I'm interested in working on LISP processors, and I do believe that
they can process data (I'm thinking statistical data analysis here –
thats my domain) quicker than conventional CPUs – I'm still learning
though.
As for the challenge, I present this: http://www.researchgate.net/publication/3501984_MARS-a_RISC-based_architecture_for_LISP
You mean a Lisp Machine paper from 1989? "the tracing of a list with
cdr and car"? I'm guessing it wouldn't concern itself with cache
prefetching to the extent that's required to make linked lists work
reasonably well in 2013.
Some people mentioned implementing the JVM. It's been done (http://en.wikipedia.org/wiki/Jazelle).
There must be a reason were not all writing java for arm embedded
systems...
In fairness to those arguing for a hardware-assisted JVM, Jazelle's
failure doesn't necessarily prove them wrong, it might just be an
example of it done badly. (A lot of ideas in hardware architecture fail
initially/in some markets and take off later/elsewhere, say, VLIW –
failed for Multiflow, failed in Itanium, works great and found
everywhere in modern DSPs.)
I don't pretend to be a chip designer, but I was very interested in
the Intel 432 when it came out. It failed epically, but perhaps there
are some ideas in there that you would find useful:
http://en.wikipedia.org/wiki/Intel_iAPX_432
Maybe of interest. Someone did a Tcl runtime in hardware. http://www.tcl.tk/community/tcl2002/archive/Tcl2002papers/thibault-hardware/tcl2002.pdf
One rather small example that'd help with at least one HLL is a
somewhat less specialised call/return instruction.

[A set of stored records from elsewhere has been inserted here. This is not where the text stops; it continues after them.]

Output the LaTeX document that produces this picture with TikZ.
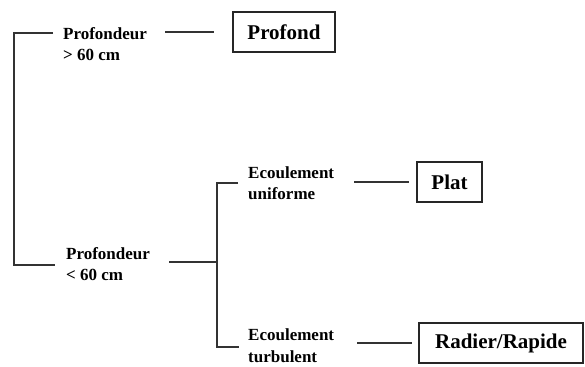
\documentclass[tikz,border=0pt]{standalone}
\usepackage{fontspec}
\setmainfont{Liberation Serif}
\usetikzlibrary{positioning}
\tikzset{
  crit/.style={font=\bfseries\fontsize{17}{21}\selectfont,align=left,inner sep=0pt,anchor=north west}, % criterion
  cls/.style={draw=black!85,line width=1.8pt,font=\bfseries\fontsize{21}{24}\selectfont,inner sep=0pt,minimum height=40pt}, % class box
  link/.style={black!80,line width=1.8pt},
}

\begin{document}
\begin{tikzpicture}[x=1pt,y=-1pt]
  \useasboundingbox (0,0) rectangle (585,366);
  % criteria
  \node[crit] (deep) at (63,27) {Profondeur\\> 60 cm};
  \node[crit] (shallow) at (66,247) {Profondeur\\< 60 cm};
  \node[crit] (unif) at (248,167) {Ecoulement\\uniforme};
  \node[crit] (turb) at (248,329) {Ecoulement\\turbulent};
  % classes
  \node[cls,minimum width=102pt] (profond) at (284,32) {Profond};
  \node[cls,minimum width=65pt] (plat) at (449.5,182) {Plat};
  \node[cls,minimum width=164pt] (radier) at (501,343) {Radier/Rapide};
  % brackets
  \coordinate (spineA) at (14,150);
  \coordinate (spineB) at (217,262);
  \draw[link] ([shift={(-10pt,-6pt)}]deep.north west) -| (spineA) |- ([shift={(-11pt,-18pt)}]shallow.north west);
  \draw[link] ([xshift=19pt]shallow.east |- spineB) -- (spineB);
  \draw[link] ([shift={(-10pt,-16pt)}]unif.north west) -| (spineB) |- ([shift={(-9pt,-18pt)}]turb.north west);
  % to classes
  \draw[link] ([xshift=18pt]deep.east |- profond.west) -- ([xshift=-18pt]profond.west);
  \draw[link] ([xshift=20pt]unif.east |- plat.west) -- ([xshift=-7pt]plat.west);
  \draw[link] ([xshift=23pt]turb.east |- radier.west) -- ([xshift=-6pt]radier.west);
\end{tikzpicture}
\end{document}
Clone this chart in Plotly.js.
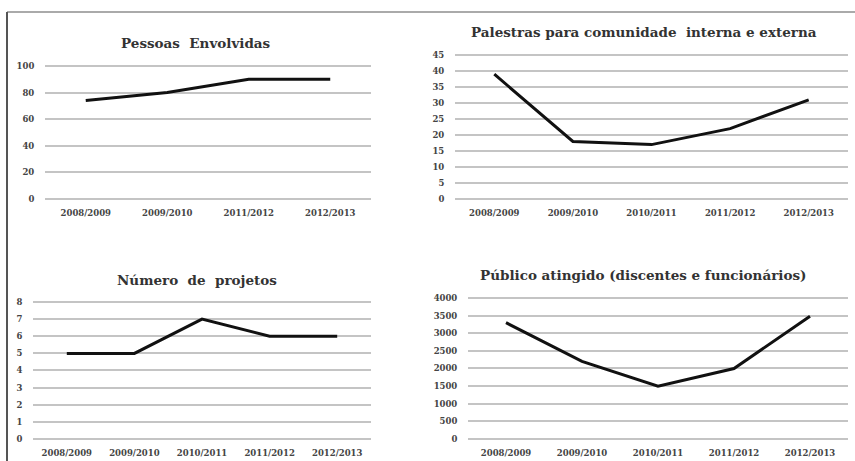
<!DOCTYPE html>
<html><head><meta charset="utf-8">
<script src="https://cdn.plot.ly/plotly-3.0.1.min.js"></script>
<style>html,body{margin:0;padding:0;background:#fff}#c{width:855px;height:461px}</style>
</head><body><div id="c"></div>
<script>
// Data
const catsPessoas = ["2008/2009","2009/2010","2011/2012","2012/2013"];
const valsPessoas = [74, 80, 90, 90];
const catsPalestras = ["2008/2009","2009/2010","2010/2011","2011/2012","2012/2013"];
const valsPalestras = [39, 18, 17, 22, 31];
const catsProjetos = ["2008/2009","2009/2010","2010/2011","2011/2012","2012/2013"];
const valsProjetos = [5, 5, 7, 6, 6];
const catsPublico = ["2008/2009","2009/2010","2010/2011","2011/2012","2012/2013"];
const valsPublico = [3300, 2200, 1500, 2000, 3480];
const titles = ["Pessoas  Envolvidas","Palestras para comunidade  interna e externa","Número  de  projetos","Público atingido (discentes e funcionários)"];

const W = 855, H = 461;
const px = x => x / W;
const py = y => 1 - y / H;
const FONT = "DejaVu Serif";
const lineStyle = {color:'#111', width:3};

const traces = [
  {x:catsPessoas, y:valsPessoas, xaxis:'x', yaxis:'y'},
  {x:catsPalestras, y:valsPalestras, xaxis:'x2', yaxis:'y2'},
  {x:catsProjetos, y:valsProjetos, xaxis:'x3', yaxis:'y3'},
  {x:catsPublico, y:valsPublico, xaxis:'x4', yaxis:'y4'}
].map(t => Object.assign(t, {type:'scatter', mode:'lines', line:lineStyle, hoverinfo:'skip'}));

function xa(l, r, n, anchor){
  return {domain:[px(l), px(r)], anchor:anchor, type:'category', range:[-0.5, n-0.5],
    showgrid:false, zeroline:false, showline:false,
    ticks:'outside', ticklen:4, tickcolor:'rgba(0,0,0,0)',
    tickfont:{family:FONT, size:8.5, color:'#444', weight:'bold'}, fixedrange:true};
}
function ya(bottomPx, topPx, maxV, dt, anchor){
  const pad = maxV * 0.012;
  const s = (bottomPx - topPx) / maxV;
  return {domain:[py(bottomPx + pad*s), py(topPx - pad*s)], anchor:anchor, range:[-pad, maxV + pad], dtick:dt, tick0:0,
    showgrid:true, gridcolor:'#c4c4c4', gridwidth:2, zeroline:false, showline:false,
    ticks:'outside', ticklen:8, tickcolor:'rgba(0,0,0,0)',
    tickfont:{family:FONT, size:8.5, color:'#444', weight:'bold'}, fixedrange:true};
}

const titlePos = [[196,43],[644,32],[197,280],[643,275]];
const annotations = titles.map((t,i)=>({text:t, xref:'paper', yref:'paper', x:px(titlePos[i][0]), y:py(titlePos[i][1]),
  xanchor:'center', yanchor:'middle', showarrow:false, font:{family:FONT, size:13.5, color:'#333', weight:'bold'}}));

const layout = {
  width:W, height:H, margin:{l:0,r:0,t:0,b:0}, showlegend:false,
  paper_bgcolor:'#fff', plot_bgcolor:'rgba(0,0,0,0)',
  xaxis: xa(45, 371, catsPessoas.length, 'y'),
  yaxis: ya(199, 66, 100, 20, 'x'),
  xaxis2: xa(455, 848, catsPalestras.length, 'y2'),
  yaxis2: ya(199, 55, 45, 5, 'x2'),
  xaxis3: xa(33, 371, catsProjetos.length, 'y3'),
  yaxis3: ya(439, 302, 8, 1, 'x3'),
  xaxis4: xa(468, 848, catsPublico.length, 'y4'),
  yaxis4: ya(439, 298, 4000, 500, 'x4'),
  annotations: annotations,
  shapes:[
    {type:'line', xref:'paper', yref:'paper', x0:px(7), x1:1, y0:py(12), y1:py(12), line:{color:'#aaaaaa', width:2}},
    {type:'line', xref:'paper', yref:'paper', x0:px(7), x1:px(7), y0:py(12), y1:0, line:{color:'#555555', width:2}}
  ]
};

Plotly.newPlot('c', traces, layout, {staticPlot:true, displayModeBar:false});
</script></body></html>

In modern intel CPUs the call/return is not just a CISCy shorthand
but is used to help with branch prediction for returns. Unfortunately
the call/return is too tightly tied to the C calling convention to be
usable in some HLL compilers. For example in GHC we need to be able to
return to some address that is not simply the subsequent instruction. We
need to use a return address slightly further on because we store
metadata (mostly for the GC) in front of each code span.
Another example would be proper hardware support for checked integer
overflow/underflow. By proper we mean not slower in the typical case.
(The Mill seems to have an interesting approach to this using
NaN/NaRs)
Another one would be a more flexible approach to alignment and
pointer sizes. Why can't we have 5-byte pointers and store all our data
structures unaligned? 4-byte pointers are too small but 8-byte ones are
a waste for most programs. In HLLs we tend to use a lot of pointers and
so the cost of larger pointers is much more significant than for C.
Think of the JVM and its pointer compression mode, and then imagine
if it could do that more flexibly, e.g. up to 1TB heap using 5-byte
pointers.
How about "Checked Load: Architectural Support for JavaScript
Type-Checking on Mobile Processors"?
https://homes.cs.washington.edu/~luisceze/publications/anderson-hpca2011.pdf
It is silly to differentiate low level and high level, it is rather
context. E.g. try fix a car, at one context, we are thinking in
components, then when we narrow down to a component, we need think about
how to remove the stuck screw. What is going on is we only allow limited
items at a time — call it high level or low level, within a context,
they are all the same.
Now pick 100 lines of code in any current programming languages and
you'll find variables, types, functions, expressions, ... all weaved
together — that is the problem: there is only one context.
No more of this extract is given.